A mom who is there 12.5% of the time

The weekend is nearly over! 

In line with yesterday's post about Stoic habits, I am going to quickly jot down some thoughts for today before calling it a night. Actually I really just want to close up the house and tuck into bed right now; no wonder Marcus Aurelius (the guy who invented Stoicism) did his daily musings in the morning. But what on earth do you have to write about when you haven't started your day yet?

dinosaur cosplay inflatable lazada malaysia

I got an adult and kids-size inflatable dinosaur cosplay from China... just because Jed loves dinosaurs. 

My mom responsibilities. 

Because of my childhood, to this very day I am convinced that I am one of those people who should not have children; I am simply not maternal by nature. So there is a lot of guilt that God let me have the two best babies in the world and like every other parent, I do try my best for them... most of the time. Kind of.

We are lucky to have help around the house and my main responsibility is now focused towards keeping track of the household expenses and keeping the business sustainable. I have outsourced the typical mom duties e.g. showering, diapering, feeding, cooking, cleaning and putting the kids to sleep. When it comes to my children, all I really do is play, hug, kiss, adore and annoy them in the morning, afternoon and evening before bedtime. 

So today I calculated that I only spend 12.5% of the time with my children every day, even during weekends like these where I am at home for two days in a row. Once the duties are done and play has been accomplished, I go upstairs into my office and start working because I can and also because I am happy when I work. 

Will my children be happier if I am with them all the time when they are awake? This was what I used to worry about all the time.

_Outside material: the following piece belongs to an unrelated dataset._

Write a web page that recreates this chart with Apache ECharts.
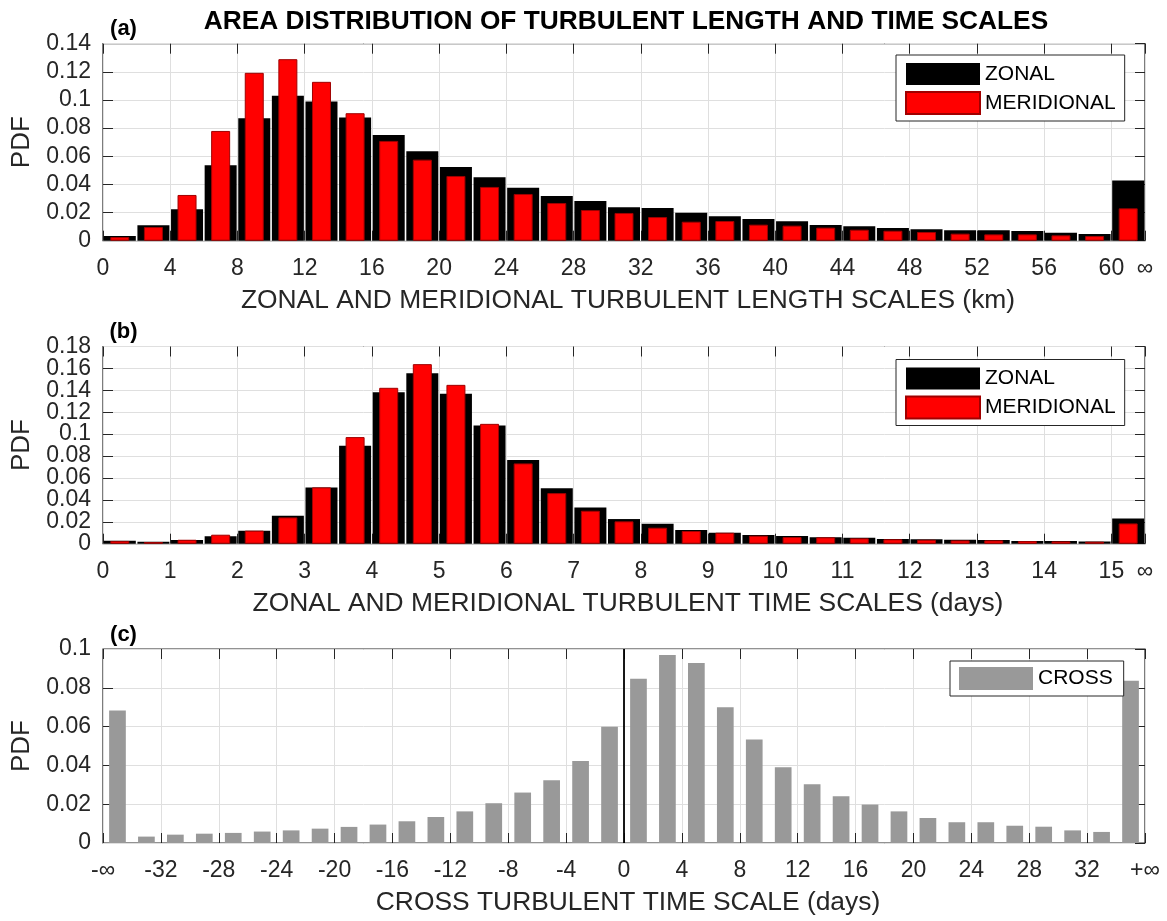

Now that I have been a mom for 4 years I realise that it's not the hours that matter, but the quality of the moments you spend together. Actually, some time apart also allows the child to increase their awareness to their surroundings as they learn to be independent much faster without a parent (even a lazy, non-excitable parent) hovering over them. 

But I know that even now, even though I know it's fine that I only spend a few hours with them everyday, I will always have the guilt following me around. 

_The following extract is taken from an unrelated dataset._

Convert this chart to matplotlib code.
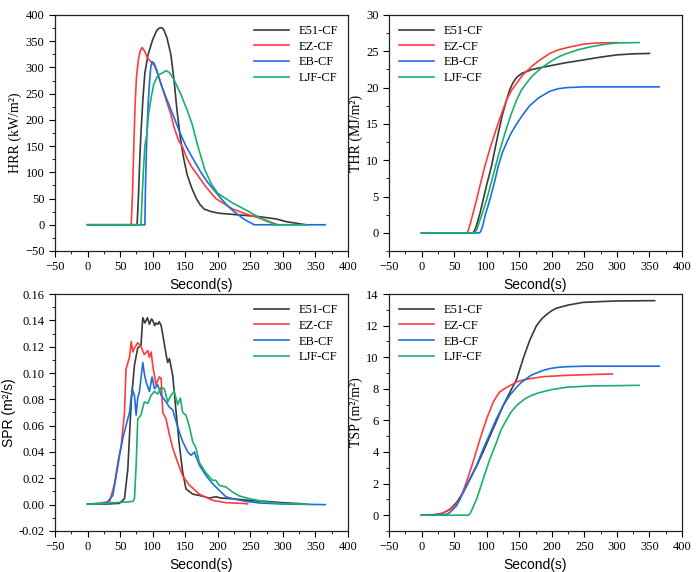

If J&J are adults and they are reading this now, please know that I am working on being a mom that you can be proud of, a mom that can provide the best for everyone and no matter how busy the day gets, I will always drop everything for you whenever you need me. 

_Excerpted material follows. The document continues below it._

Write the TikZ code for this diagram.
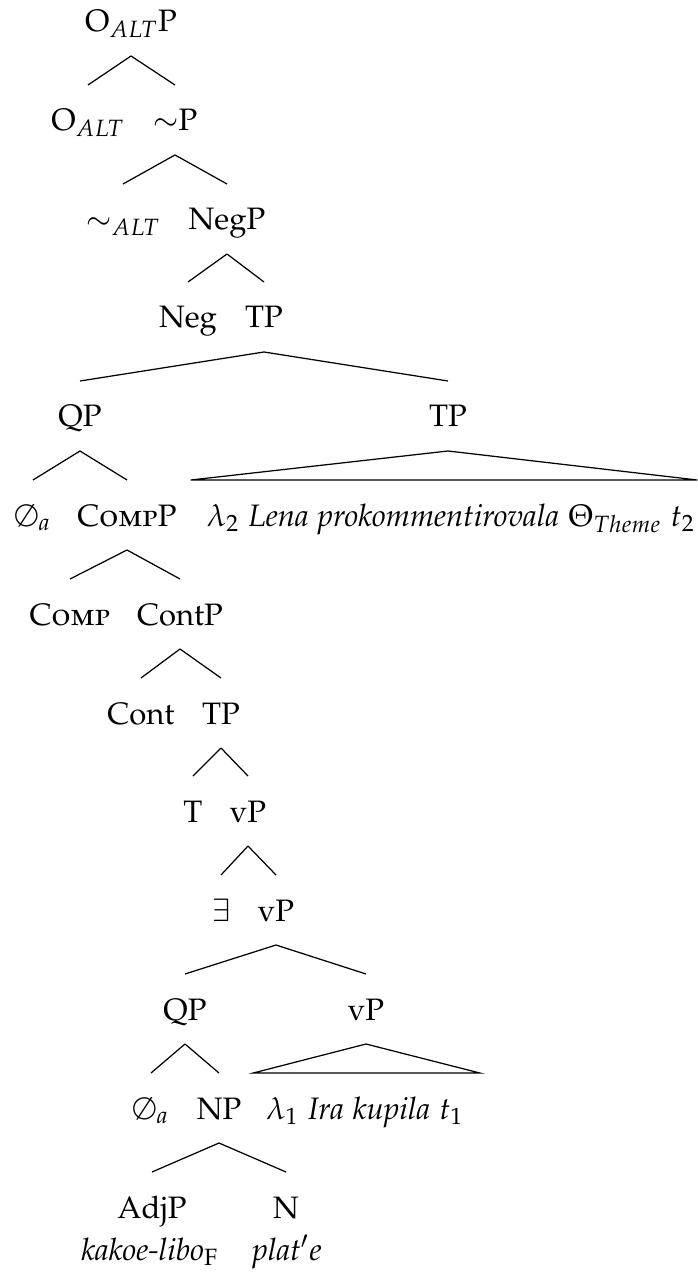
\documentclass[tikz,border=0pt]{standalone}
\usepackage[T1]{fontenc}
\usepackage{amssymb}
\usepackage[sc]{mathpazo}
\usetikzlibrary{calc}
\tikzset{
  lbl/.style={anchor=base, inner sep=0pt, outer sep=0pt},
  br/.style={line width=0.4pt},
}
\newcommand{\branch}[2]{\draw[br] ($(#1.base)+(0,24)$) -- ($(#2.base)+(0,-46)$);}
\begin{document}
\begin{tikzpicture}[x=0.3225pt, y=-0.3225pt]
\useasboundingbox (0,0) rectangle (697,1274);
% row 0
\node[lbl] (r0) at (131,32) {O$_{ALT}$P};
% row 1
\node[lbl] (a1) at (88,131) {O$_{ALT}$};
\node[lbl] (b1) at (175,131) {$\sim$P};
% row 2
\node[lbl] (a2) at (123,230) {$\sim_{ALT}$};
\node[lbl] (b2) at (227,230) {NegP};
% row 3
\node[lbl] (a3) at (188,328) {Neg};
\node[lbl] (b3) at (264,328) {TP};
% row 4
\node[lbl] (a4) at (80,427) {QP};
\node[lbl] (b4) at (448,427) {TP};
% row 5
\node[lbl] (a5) at (33,526) {$\emptyset_a$};
\node[lbl] (b5) at (127,526) {\textsc{Comp}P};
\node[lbl] (c5) at (451,526) {$\lambda_2$ \textit{Lena prokommentirovala} $\Theta_{Theme}$ $t_2$};
% row 6
\node[lbl] (a6) at (70,625) {\textsc{Comp}};
\node[lbl] (b6) at (180,625) {ContP};
% row 7
\node[lbl] (a7) at (141,724) {Cont};
\node[lbl] (b7) at (221,724) {TP};
% row 8
\node[lbl] (a8) at (193,822) {T};
\node[lbl] (b8) at (248,822) {vP};
% row 9
\node[lbl] (a9) at (221,921) {$\exists$};
\node[lbl] (b9) at (276,921) {vP};
% row 10
\node[lbl] (a10) at (185,1020) {QP};
\node[lbl] (b10) at (366,1020) {vP};
% row 11
\node[lbl] (a11) at (151,1119) {$\emptyset_a$};
\node[lbl] (b11) at (219,1119) {NP};
\node[lbl] (c11) at (365,1119) {$\lambda_1$ \textit{Ira kupila} $t_1$};
% row 12
\node[lbl] (a12) at (152,1218) {AdjP};
\node[lbl] (b12) at (286,1218) {N};
% words
\node[lbl] (w12) at (150,1260) {\textit{kakoe-libo}$_{\mathrm{F}}$};
\node[lbl] (w13) at (287,1260) {\textit{plat$'$e}};
% branches
\branch{r0}{a1}\branch{r0}{b1}
\branch{b1}{a2}\branch{b1}{b2}
\branch{b2}{a3}\branch{b2}{b3}
\branch{b3}{a4}\branch{b3}{b4}
\branch{a4}{a5}\branch{a4}{b5}
\branch{b5}{a6}\branch{b5}{b6}
\branch{b6}{a7}\branch{b6}{b7}
\branch{b7}{a8}\branch{b7}{b8}
\branch{b8}{a9}\branch{b8}{b9}
\branch{b9}{a10}\branch{b9}{b10}
\branch{a10}{a11}\branch{a10}{b11}
\branch{b11}{a12}\branch{b11}{b12}
% triangles
\draw[br] ($(b4.base)+(0,24)$) -- ($(c5.base west)+(-16,-46)$) -- ($(c5.base east)+(2,-46)$) -- cycle;
\draw[br] ($(b10.base)+(0,24)$) -- ($(c11.base west)+(-13,-46)$) -- ($(c11.base east)+(16,-46)$) -- cycle;
\end{tikzpicture}
\end{document}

I am there 12.5% of everyday, but I will be there for you every day, 365 days a year. Except maybe when I'm feeling under the weather and don't feel like getting up, then come hop into bed with mummy, OK? 


This morning she really wanted her mommy so we hung out in my room while I showered, we put on makeup together and then had 10-minute coffee and hot chocolate drinks & chit chat together while sitting on the floor. She made the hot chocolate all by herself using the coffee machine and that black garment draped over her is my dress that she liked and wanted to wear.